The results show that 70 percent of Maltese accept and live by the church's teaching about family life and try to follow them, though 44.3 percent find them difficult to follow, the Times reported April 20.

"This is a picture of reality and I have to admit that I place myself among the 44.3 per cent," Bishop Mario Grech of Gozo told the Times.

The newspaper got a preview of the results shortly before the bishops sent the report to the Vatican.

The bishops gave the survey supplied by the Vatican's Secretariat on the Synod to a church-based research institute, Discern, to simplify the questions and distribute the survey through print and online. They received 7,000 responses, according to the Times, but no demographic data was reported.

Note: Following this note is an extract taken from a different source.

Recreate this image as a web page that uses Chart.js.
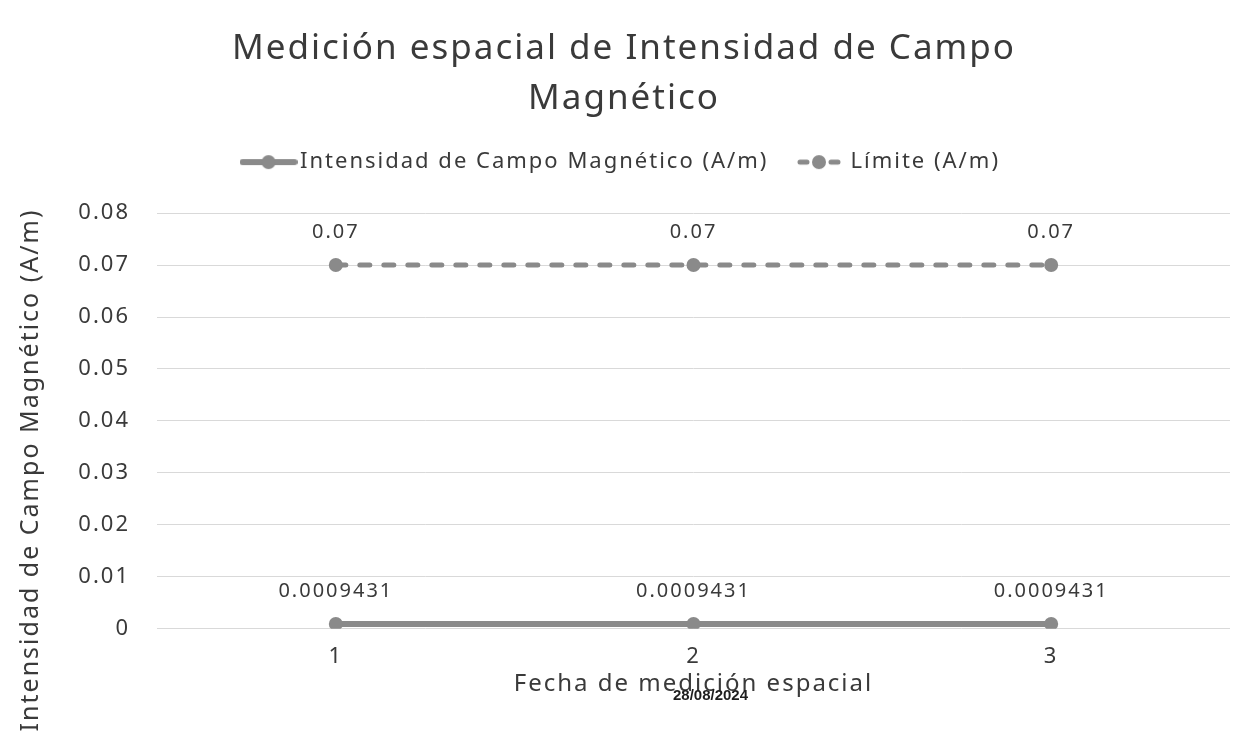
<!DOCTYPE html>
<html>
<head>
<meta charset="utf-8">
<script src="https://cdn.jsdelivr.net/npm/chart.js@4"></script>
<style>
  body { margin: 0; background: #fff; }
  #wrap { width: 1257px; height: 740px; }
</style>
</head>
<body>
<div id="wrap"><canvas id="chart" width="1257" height="740"></canvas></div>
<script>
const categories = ["1", "2", "3"];
const intensidad = [0.0009431, 0.0009431, 0.0009431];
const limite = [0.07, 0.07, 0.07];
const intensidadLabels = ["0.0009431", "0.0009431", "0.0009431"];
const limiteLabels = ["0.07", "0.07", "0.07"];
const fechaMedicion = "28/08/2024";
const yTitle = "Intensidad de Campo Magnético (A/m)";

const gray = "#8a8a8a";
const txt = "#3a3a3a";
const font = "'Noto Sans', sans-serif";
const spacing = "2px";

// legend swatch: line with a dot in the middle
function swatch(dashed) {
  const c = document.createElement("canvas");
  c.width = 58;
  c.height = 16;
  const g = c.getContext("2d");
  g.strokeStyle = gray;
  g.lineCap = "round";
  if (dashed) {
    g.lineWidth = 5;
    g.beginPath();
    g.moveTo(10, 8); g.lineTo(17, 8);
    g.moveTo(41, 8); g.lineTo(48, 8);
    g.stroke();
  } else {
    g.lineWidth = 6;
    g.beginPath();
    g.moveTo(3, 8); g.lineTo(55, 8);
    g.stroke();
  }
  g.fillStyle = gray;
  g.beginPath();
  g.arc(29, 8, 7, 0, Math.PI * 2);
  g.fill();
  return c;
}

const extras = {
  id: "extras",
  beforeInit(chart) {
    // more room between legend and plot
    const fit = chart.legend.fit;
    chart.legend.fit = function () {
      fit.call(this);
      this.height += 30;
    };
  },
  beforeUpdate(chart) {
    chart.ctx.letterSpacing = spacing;
  },
  beforeDraw(chart) {
    chart.ctx.letterSpacing = spacing;
  },
  afterDatasetsDraw(chart) {
    const ctx = chart.ctx;
    const area = chart.chartArea;
    ctx.save();
    ctx.letterSpacing = spacing;
    ctx.font = "20px " + font;
    ctx.fillStyle = txt;
    ctx.textAlign = "center";
    ctx.textBaseline = "middle";
    const sets = [intensidadLabels, limiteLabels];
    chart.data.datasets.forEach((ds, i) => {
      chart.getDatasetMeta(i).data.forEach((pt, j) => {
        ctx.fillText(sets[i][j], pt.x, pt.y - 33);
      });
    });

    // y axis title, centred lower than the plot like the original
    ctx.save();
    ctx.translate(31, 470);
    ctx.rotate(-Math.PI / 2);
    ctx.font = "25px " + font;
    ctx.fillText(yTitle, 0, 0);
    ctx.restore();

    // date stamp over the x axis title
    ctx.letterSpacing = "0px";
    ctx.font = "bold 15px 'Liberation Sans Narrow', 'Liberation Sans', sans-serif";
    ctx.fillStyle = "#1e1e1e";
    ctx.fillText(fechaMedicion, (area.left + area.right) / 2 + 17, area.bottom + 67);
    ctx.restore();
  },
};

new Chart(document.getElementById("chart"), {
  type: "line",
  data: {
    labels: categories,
    datasets: [
      {
        label: "Intensidad de Campo Magnético (A/m)",
        data: intensidad,
        borderColor: gray,
        backgroundColor: gray,
        borderWidth: 6,
        pointRadius: 7,
        pointBackgroundColor: gray,
        pointBorderWidth: 0,
      },
      {
        label: "Límite (A/m)",
        data: limite,
        borderColor: gray,
        backgroundColor: gray,
        borderWidth: 5,
        borderDash: [10, 14],
        borderCapStyle: "round",
        pointRadius: 7,
        pointBackgroundColor: gray,
        pointBorderWidth: 0,
      },
    ],
  },
  options: {
    responsive: false,
    animation: false,
    layout: { padding: { left: 18, right: 27, top: 24, bottom: 10 } },
    plugins: {
      title: {
        display: true,
        text: ["Medición espacial de Intensidad de Campo", "Magnético"],
        color: txt,
        font: { family: font, size: 35, weight: "normal", lineHeight: 1.43 },
        padding: { top: 0, bottom: -3 },
      },
      legend: {
        position: "top",
        labels: {
          usePointStyle: true,
          pointStyleWidth: 41,
          color: txt,
          font: { family: font, size: 22 },
          padding: 30,
          generateLabels(chart) {
            return chart.data.datasets.map((ds, i) => ({
              text: ds.label,
              pointStyle: swatch(i === 1),
              fontColor: txt,
              datasetIndex: i,
              hidden: false,
            }));
          },
        },
      },
      tooltip: { enabled: false },
    },
    scales: {
      x: {
        offset: true,
        grid: { display: false },
        border: { display: false },
        ticks: { color: txt, font: { family: font, size: 22 }, padding: 7 },
        title: {
          display: true,
          text: "Fecha de medición espacial",
          color: txt,
          font: { family: font, size: 24 },
          padding: { top: -7, bottom: 31 },
        },
      },
      y: {
        min: 0,
        max: 0.08,
        afterFit(scale) {
          scale.width = 139;
        },
        ticks: {
          stepSize: 0.01,
          color: txt,
          font: { family: font, size: 22 },
          padding: 27,
        },
        grid: { color: "#d9d9d9", drawTicks: false },
        border: { display: false },
      },
    },
  },
  plugins: [extras],
});
</script>
</body>
</html>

The major results, according to the Times are:

  • Nearly 50 percent of Maltese accept and live by the church's teaching on birth control, and nearly 20 percent said they ignored the church's teaching on birth control.
  • 62.5 percent agreed that marriage is the indissoluble union between a man and a woman that has children as a goal; 3.8 percent disagreed with this statement and 5.8 percent was unsure; 25.4 percent didn't answer.
  • 43 percent said not allowing divorced and remarried couples to receive the sacraments was a cause of pain, and 14.7 percent said they have felt this pain; 17.2 percent said divorced or remarried couples should be allowed to receive Communion.
  • 62.1 percent said they pray together as a family; 65.2 percent attend Mass and 53.1 percent attend Mass "frequently." (The Times noted that frequent Mass attendance had dropped 10 percent from the 2006 census.)
  • Asked about their acceptance by the church, 28.7 percent of cohabitating couples said that God understood them, but the church did not; 10 percent felt excluded from the church, and 12.5 percent did not feel excluded from the church.

Malta is a 122-square-mile island nation with a population of about 412,000, of which 98 percent are Roman Catholic, the nation's official religion. It has two episcopal sees, and three active bishops: Grech, Archbishop Paul Cremona of Malta and Auxiliary Bishop Charles Scicluna of Malta. The two dioceses have a total of about 80 parishes, 900 priests and 1,000 women religious.

Grech, president of the bishops' conference, told the Times that the results surprised him and fellow bishops, saying, "We were expecting the worst," but these "figures are consoling."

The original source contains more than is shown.